ABOUT THIS BOOK
This volume of 13 essays presents rigorous new research by western and Russian scholars on Russian art of the 19th and early-20th centuries. Over More than three decades after the publication of Elizabeth Valkenier’s pioneering monograph, Russian Realist Art, this impressive collection showcases the latest methodology and subjects of inquiry, expanding the parameters of what has become an area of enormous intellectual and popular appeal. Major artists including Ilia Repin, Valentin Serov, and Wassily Kandinsky are considered afresh, as are the Peredvizhnik and Mir iskusstva movements and the Abramtsevo community. The book also breaks new ground to embrace subjects such as Russian graphic satire and children’s book illustration, as well as stimulating aspects of patronage and display.

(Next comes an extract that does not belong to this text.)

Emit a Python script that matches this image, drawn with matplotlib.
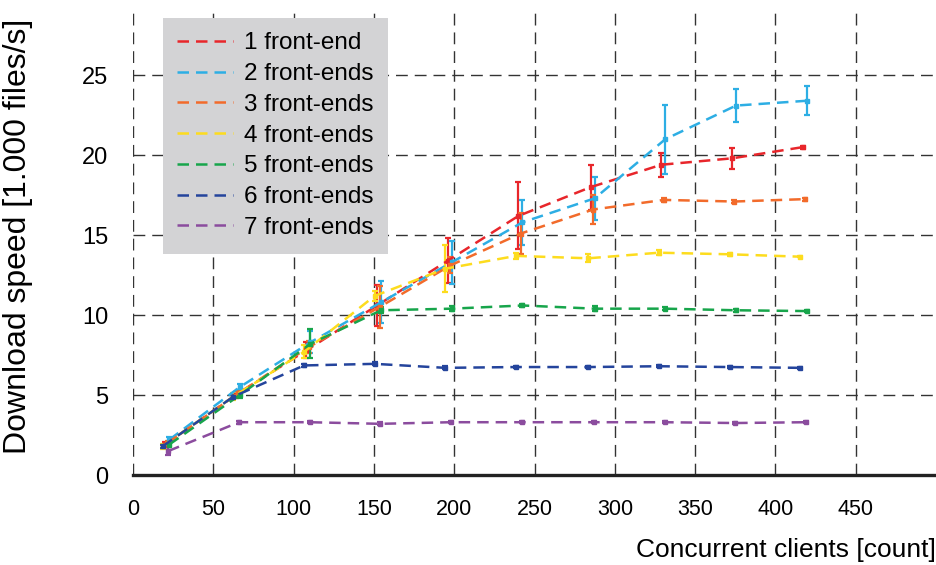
"""Download speed vs concurrent clients, one line per front-end count."""

import matplotlib.pyplot as plt
from matplotlib.lines import Line2D

clients = [20, 64, 108, 152, 196, 240, 285, 329, 373, 417]

labels = ["1 front-end", "2 front-ends", "3 front-ends", "4 front-ends",
          "5 front-ends", "6 front-ends", "7 front-ends"]

speed_1 = [1.9, 5.0, 7.8, 10.6, 13.4, 16.2, 18.0, 19.4, 19.8, 20.5]
speed_2 = [2.2, 5.5, 8.3, 10.8, 13.3, 15.8, 17.3, 21.0, 23.1, 23.4]
speed_3 = [2.0, 5.1, 8.0, 10.5, 13.1, 15.1, 16.6, 17.2, 17.1, 17.25]
speed_4 = [1.8, 4.9, 7.7, 11.2, 12.9, 13.7, 13.55, 13.9, 13.8, 13.65]
speed_5 = [1.9, 5.0, 8.2, 10.3, 10.4, 10.6, 10.4, 10.4, 10.3, 10.25]
speed_6 = [1.8, 4.9, 6.85, 6.95, 6.7, 6.75, 6.75, 6.8, 6.75, 6.7]
speed_7 = [1.5, 3.3, 3.3, 3.2, 3.3, 3.3, 3.3, 3.3, 3.25, 3.3]

err_1 = [0.15, 0.2, 0.5, 1.3, 1.4, 2.1, 1.4, 0.75, 0.65, 0.1]
err_2 = [0.15, 0.2, 0.7, 1.3, 1.35, 1.4, 1.35, 2.15, 1.05, 0.9]
err_3 = [0.15, 0.2, 0.4, 1.3, 0.5, 1.3, 0.9, 0.15, 0.1, 0.1]
err_4 = [0.15, 0.2, 0.4, 0.3, 1.45, 0.2, 0.25, 0.15, 0.1, 0.05]
err_5 = [0.15, 0.2, 0.9, 0.2, 0.15, 0.1, 0.15, 0.1, 0.1, 0.05]
err_6 = [0.1, 0.1, 0.1, 0.1, 0.1, 0.05, 0.05, 0.05, 0.05, 0.05]
err_7 = [0.25, 0.1, 0.05, 0.1, 0.05, 0.05, 0.05, 0.05, 0.05, 0.05]

speeds = [speed_1, speed_2, speed_3, speed_4, speed_5, speed_6, speed_7]
errors = [err_1, err_2, err_3, err_4, err_5, err_6, err_7]

colors = ["#e8262b", "#2daee4", "#f26b2b", "#fddc1e", "#17a54b", "#24449c", "#8b4c9e"]
dodge = [0, 2.5, 1.5, -1.5, 2.5, -1.5, 2]  # small horizontal shift per series
line_dash = (0, (4.6, 2.8))

plt.rcParams["font.family"] = ["Liberation Sans", "DejaVu Sans"]

fig = plt.figure(figsize=(9.36, 5.65), dpi=100)
ax = fig.add_axes([133 / 936, 90 / 565, 803 / 936, 467 / 565])

ax.grid(True, color="#333333", lw=1.0, linestyle=(0, (8.5, 5)))
ax.set_axisbelow(True)

handles = []
for y, e, c, d, lab in zip(speeds, errors, colors, dodge, labels):
    x = [v + d for v in clients]
    ax.errorbar(x, y, yerr=e, color=c, ecolor=c, elinewidth=1.6,
                capsize=2.2, capthick=1.6, lw=1.8, linestyle=line_dash,
                marker="s", markersize=2.5)
    handles.append(Line2D([], [], color=c, lw=1.8, linestyle=line_dash, label=lab))

ax.set_xlim(0, 500)
ax.set_ylim(0, 29.2)
ax.set_xticks(range(0, 451, 50))
ax.set_yticks(range(0, 26, 5))

for side in ["left", "right", "top"]:
    ax.spines[side].set_visible(False)
ax.spines["bottom"].set_linewidth(2.4)
ax.spines["bottom"].set_color("#222222")

ax.tick_params(axis="y", length=0, pad=18, labelsize=17)
ax.tick_params(axis="x", length=0, pad=17, labelsize=15.5)

ax.set_ylabel("Download speed [1.000 files/s]", fontsize=23)
ax.yaxis.set_label_coords(-0.1245, 0.512)
ax.set_xlabel("Concurrent clients [count]", fontsize=19, loc="right", labelpad=13)

ax.legend(handles=handles, loc="upper left", bbox_to_anchor=(0.037, 0.979),
          fontsize=17.5, frameon=True, fancybox=False, facecolor="#d3d3d5",
          edgecolor="none", framealpha=1, borderpad=0.6, labelspacing=0.36,
          handlelength=2.3, handletextpad=0.45, borderaxespad=0)

fig.savefig("out.png", dpi=100)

Collectively, the essays include a range of approaches, from close textual readings to institutional critique. They also develop major themes inspired by Valkenier’s work, among them: the emergence and evolution of cultural institutions, the development of aesthetic discourse and artistic terminology, debates between the Academy of Arts and its challengers, art criticism and the Russian press, and the resonance of various forms of nationalism within the art world. These and other questions engage multiple disciplines—those of art history, Slavic Russian studies, and cultural history, among others—and promise to fuel a vibrant and ascendant field.